Today I had a series of interesting exchanges regarding my post yesterday on the city of San Diego’s stalled outsourcing program, known as “managed competition.”

At the end of yesterday’s post, I quoted city Human Resources Director Scott Chadwick saying the Mayor’s Office had never agreed to exclude healthcare costs from the managed competition program. The city’s blue-collar labor union, Local 127, had cited an Independent Budget Analyst report saying that the Mayor’s Office had.

Now that issue is one of a handful that is forcing the mayor and the two affected unions to impasse over the implementation of the 3-year-old program.

I spoke with Chadwick again this morning . He noted, correctly, that I did not include the entire context of his quotation yesterday. He said yesterday and reiterated today that the Mayor’s Office hadn’t agreed to exclude healthcare costs from managed competition in the collective bargaining process.

The agreement on healthcare was made through negotiations that involved the Independent Budget Analyst.

“I can understand that at the time that was the city’s position,” Chadwick said. “It’s our job through the collective bargaining process to bring something forward that wasn’t watering down the intent of the voters in Nov. 2006.”

He added that excluding the healthcare costs from the program could be seen as watering down the process.

My call to Chadwick was prompted by an e-mail from Murtaza Baxamusa, a research director at left-leaning think tank Center on Policy Initiatives. Baxamusa sent me a fact sheet issued by the Mayor’s Office on May 2, 2008. It was sent before litigation stymied that effort to implement managed competition.

The fact sheet states:

The Mayor has agreed to add new policies and procedures that will enhance the managed competition program’s existing protections, making the managed competition process more inclusive and even safer for the City, taxpayers and the employee teams and independent contractors bidding to supply City services. The Mayor has agreed:

The employer contribution to employee health coverage will be excluded from bid comparisons. Removing health care costs is consistent with the processes used by other jurisdictions involved in competitive procurement processes.
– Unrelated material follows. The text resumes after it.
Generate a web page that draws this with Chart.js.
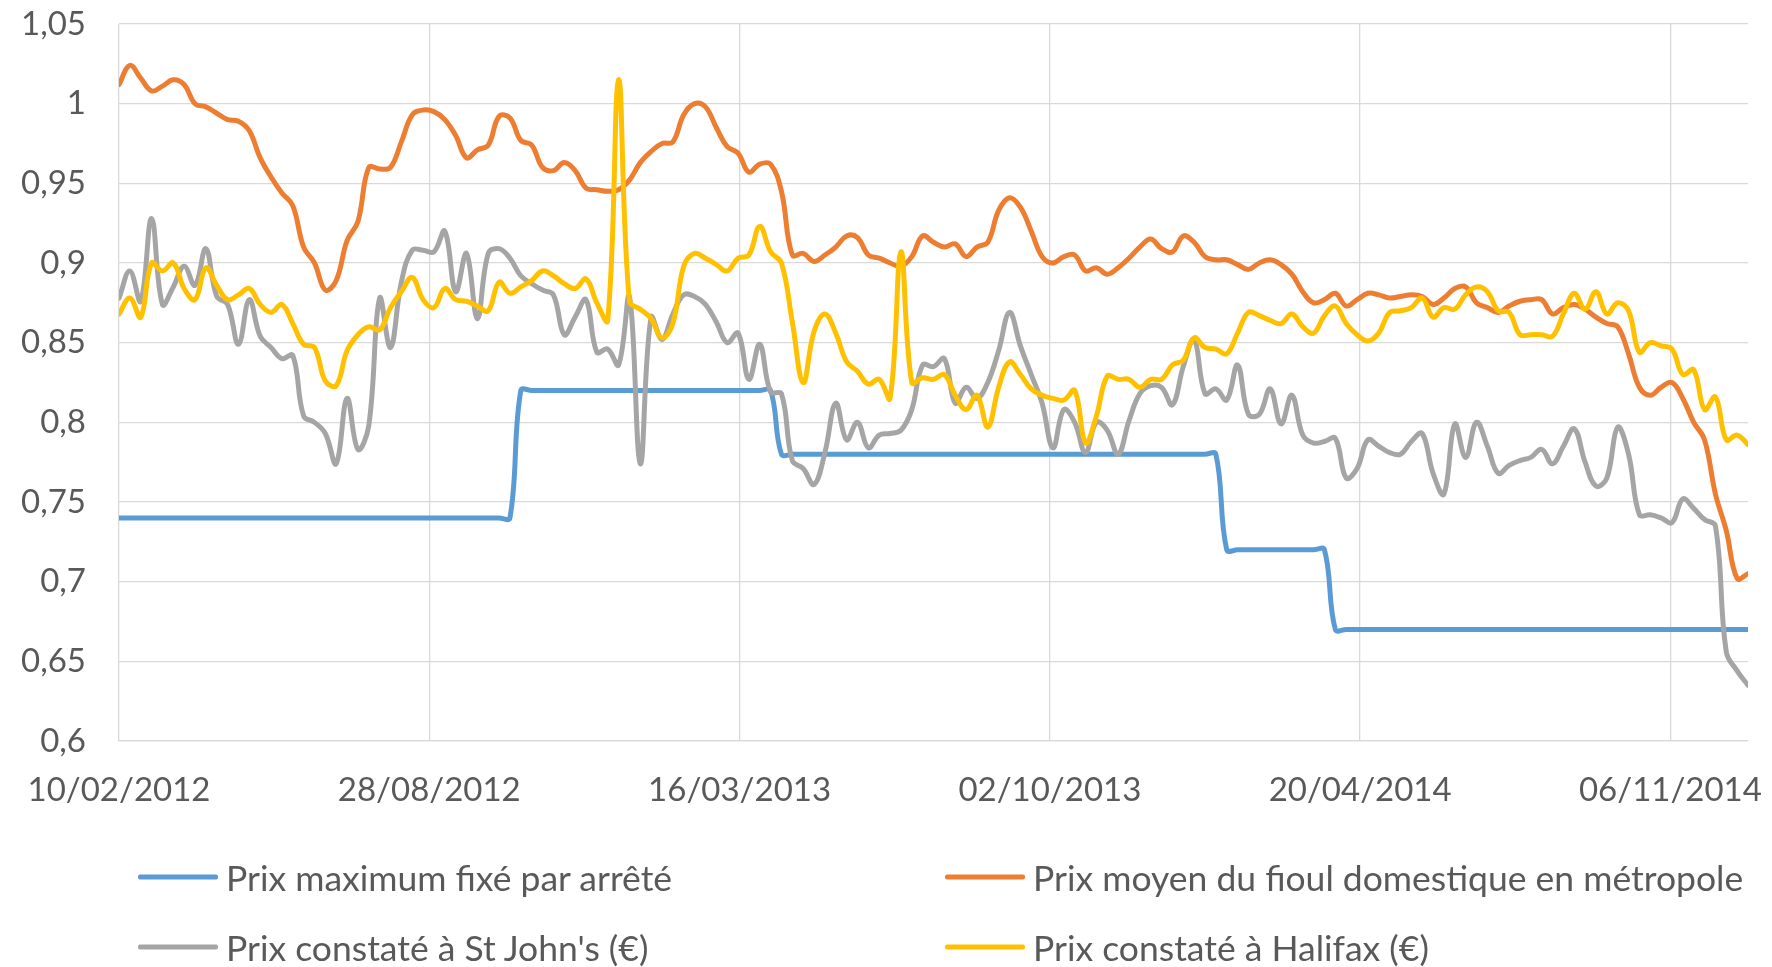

Further, Baxamusa pointed out statements made in a City Council meeting last July. In that meeting, the Independent Budget Analyst made a presentation on managed competition, stating that, “agreement has been reached on the exclusion of healthcare from consideration,” but other healthcare details still needed to be addressed.

Following the presentation, city Chief Operating Office Jay Goldstone responded: “I think the recap by the office of the [Independent Budget Analyst] is a fair representation of what we’ve agreed to and what the issues are outstanding.”

This morning, after I spoke with Chadwick, I called Damian Tryon, a representative of Local 127. Tryon agreed that the healthcare issue wasn’t negotiated through collective bargaining. But again he questioned the mayor’s change of heart.

“While technically that agreement was rendered moot [by the lawsuit], his principles shouldn’t have changed from one day to the next,” Tryon said.